La tesi dell’avvocato è che diversamente le coppie continuerebbero a considerare un unicum i due matrimoni: “Che senso ha – dice nella lettera – ingannare le persone continuando a offrire due ‘prodotti’ tanto diversi in un’unica confezione? Ci sono gli estremi per la truffa in commercio”. Ne parlava già nel 2002 lo psicoterapeuta Claudio Risé: “Mi sembra di estremo interesse il fermento, presente in campo cattolico ma non solo, verso una normativa matrimoniale e familiare differenziata, che lasci i singoli liberi di scegliere le norme cui riferirsi nella propria vita coniugale e familiare”.

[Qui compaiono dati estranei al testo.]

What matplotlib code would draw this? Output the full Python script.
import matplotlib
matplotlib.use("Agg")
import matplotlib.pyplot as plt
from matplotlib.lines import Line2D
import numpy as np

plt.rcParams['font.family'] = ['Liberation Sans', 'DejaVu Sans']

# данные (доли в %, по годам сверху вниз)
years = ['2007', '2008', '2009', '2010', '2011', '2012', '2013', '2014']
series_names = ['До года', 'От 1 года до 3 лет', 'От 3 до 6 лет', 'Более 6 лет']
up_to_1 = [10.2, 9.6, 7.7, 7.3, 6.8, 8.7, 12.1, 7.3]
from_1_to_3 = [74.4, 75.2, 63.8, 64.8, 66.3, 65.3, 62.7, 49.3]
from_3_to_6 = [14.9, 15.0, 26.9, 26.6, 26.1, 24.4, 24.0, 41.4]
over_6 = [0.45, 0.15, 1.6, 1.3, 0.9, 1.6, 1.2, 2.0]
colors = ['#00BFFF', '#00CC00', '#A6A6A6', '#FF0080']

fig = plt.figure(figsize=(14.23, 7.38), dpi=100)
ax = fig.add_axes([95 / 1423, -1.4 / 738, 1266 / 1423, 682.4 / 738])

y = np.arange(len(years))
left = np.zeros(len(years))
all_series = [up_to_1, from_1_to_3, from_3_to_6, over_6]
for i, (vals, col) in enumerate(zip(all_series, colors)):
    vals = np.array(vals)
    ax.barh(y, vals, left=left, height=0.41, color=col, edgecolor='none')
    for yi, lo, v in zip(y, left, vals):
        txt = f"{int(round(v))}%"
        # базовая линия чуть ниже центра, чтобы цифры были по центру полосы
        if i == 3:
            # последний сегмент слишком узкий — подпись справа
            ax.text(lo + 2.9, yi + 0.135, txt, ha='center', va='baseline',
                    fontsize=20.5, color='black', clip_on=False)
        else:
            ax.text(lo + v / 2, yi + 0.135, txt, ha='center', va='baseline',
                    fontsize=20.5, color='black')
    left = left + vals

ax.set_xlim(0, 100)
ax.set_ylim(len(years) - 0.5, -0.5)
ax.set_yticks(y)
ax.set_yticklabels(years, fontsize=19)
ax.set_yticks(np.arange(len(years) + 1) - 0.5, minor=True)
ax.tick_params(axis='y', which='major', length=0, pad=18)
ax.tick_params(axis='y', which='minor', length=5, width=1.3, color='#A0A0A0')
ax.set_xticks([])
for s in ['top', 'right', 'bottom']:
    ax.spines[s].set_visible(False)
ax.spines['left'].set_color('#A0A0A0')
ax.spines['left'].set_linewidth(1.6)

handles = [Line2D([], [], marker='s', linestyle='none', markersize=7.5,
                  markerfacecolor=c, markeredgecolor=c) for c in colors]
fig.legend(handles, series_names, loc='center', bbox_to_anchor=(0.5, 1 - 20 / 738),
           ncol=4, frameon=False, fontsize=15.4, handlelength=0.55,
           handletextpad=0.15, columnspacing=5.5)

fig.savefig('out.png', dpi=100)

Il vero nodo della disciplina del divorzio breve, è che ad abbreviarsi notevolmente sarebbe la separazione, che è stata prevista anche come un tempo “di prova” in cui i coniugi possono avere l’opportunità di rimettere insieme il legame matrimoniale. Già nel 1998, negli Usa, uno studio sperimentale sul National Survey of Families and Households diceva già che più dell’86% delle coppie in crisi alla fine degli anni ’80 che poi però non hanno divorziato, dopo 5 anni dalla crisi, ritenevano di avere un matrimonio felice.

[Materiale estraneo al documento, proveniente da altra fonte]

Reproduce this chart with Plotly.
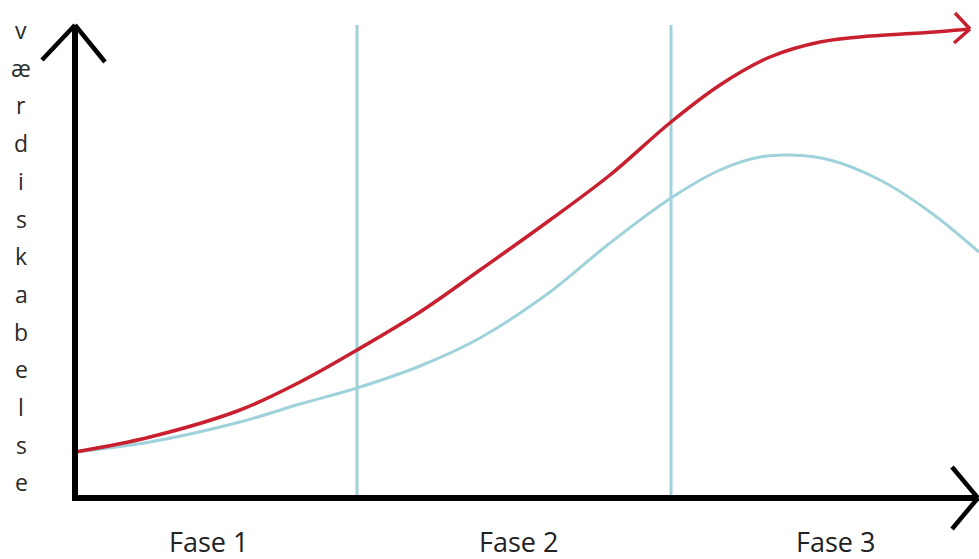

Scrive appunto Pillon che “Paesi avanzatissimi tra cui Svezia e Stati Uniti, dopo aver negli anni scorsi agevolato in ogni modo la strada del divorzio, stanno ora affrontando le conseguenze sociali della dissoluzione della famiglia, e hanno dovuto fare precipitosamente marcia indietro prevedendo nelle loro legislazioni il covenant marriage cioè il matrimonio indissolubile civile preceduto da una adeguata formazione dei nubendi. Esattamente ciò che la chiesa fa da duemila anni”.

I covenant marriages – che potremmo tradurre in “matrimoni di alleanza” – sono stati istituiti in alcuni Stati a stelle e strisce, primo tra tutti nel 1998 la Lousiana, e prevedono un vincolo inteso chiaramente dagli sposi come una relazione per tutta la vita. Tanto che il divorzio è molto difficile e legato a cause molto gravi. “Tra l’altro – ci spiega Pillon – assomigliano moltissimo al nostro matrimonio civile”. Attualmente è registrato un tasso di matrimoni covenant molto basso (tra 1% e 3%) anche se i tassi di divorzio di queste nozze sono quasi a zero.

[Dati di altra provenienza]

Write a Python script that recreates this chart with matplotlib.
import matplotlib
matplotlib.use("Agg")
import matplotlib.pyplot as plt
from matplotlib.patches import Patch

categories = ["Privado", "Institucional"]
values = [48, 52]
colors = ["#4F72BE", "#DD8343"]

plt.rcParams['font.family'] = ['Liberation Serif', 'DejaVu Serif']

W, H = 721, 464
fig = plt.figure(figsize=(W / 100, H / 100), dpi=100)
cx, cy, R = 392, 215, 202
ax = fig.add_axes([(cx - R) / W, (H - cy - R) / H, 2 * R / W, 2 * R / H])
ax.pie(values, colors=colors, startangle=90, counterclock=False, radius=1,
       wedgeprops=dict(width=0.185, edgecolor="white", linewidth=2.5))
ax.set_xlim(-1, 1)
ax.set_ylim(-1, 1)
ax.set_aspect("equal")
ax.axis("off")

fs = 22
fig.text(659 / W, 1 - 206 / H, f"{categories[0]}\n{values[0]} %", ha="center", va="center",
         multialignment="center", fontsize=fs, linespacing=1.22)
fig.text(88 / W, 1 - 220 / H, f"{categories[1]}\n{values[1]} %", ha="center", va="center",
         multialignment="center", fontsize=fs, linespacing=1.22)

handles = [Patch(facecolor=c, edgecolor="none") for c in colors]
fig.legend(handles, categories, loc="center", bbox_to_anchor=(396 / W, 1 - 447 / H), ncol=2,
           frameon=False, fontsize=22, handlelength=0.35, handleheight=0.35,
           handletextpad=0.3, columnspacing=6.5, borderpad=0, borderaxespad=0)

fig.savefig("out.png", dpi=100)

Ma l’ipotesi di abbandonare il matrimonio concordatario può diventare qualcosa di più di una provocazione? “Non credo – sostiene mons. Mauro Rivella, sacerdote della diocesi di Torino, esperto di diritto canonico, attualmente impegnato in Vaticano nell’Amministrazione del patrimonio della Santa Sede – che la separazione fra matrimonio civile e matrimonio religioso sia la vera soluzione del problema. Non dimentichiamo che, per la Chiesa, il matrimonio è uno solo. È l’atto con cui, pubblicamente, un uomo e una donna si impegnano a unire in maniera stabile i loro destini e si aprono al dono della vita. Non esiste il cittadino da una parte e il credente dall’altra, ma la persona, che è insieme credente e cittadino. Forse un tempo c’era chi si sposava in chiesa solo per rispettare le convenzioni sociali o perché il rito è più suggestivo. L’esperienza mi dice che chi oggi si sposa in chiesa lo fa per scelta, ben sapendo di poter optare per il matrimonio civile o per la convivenza di fatto”.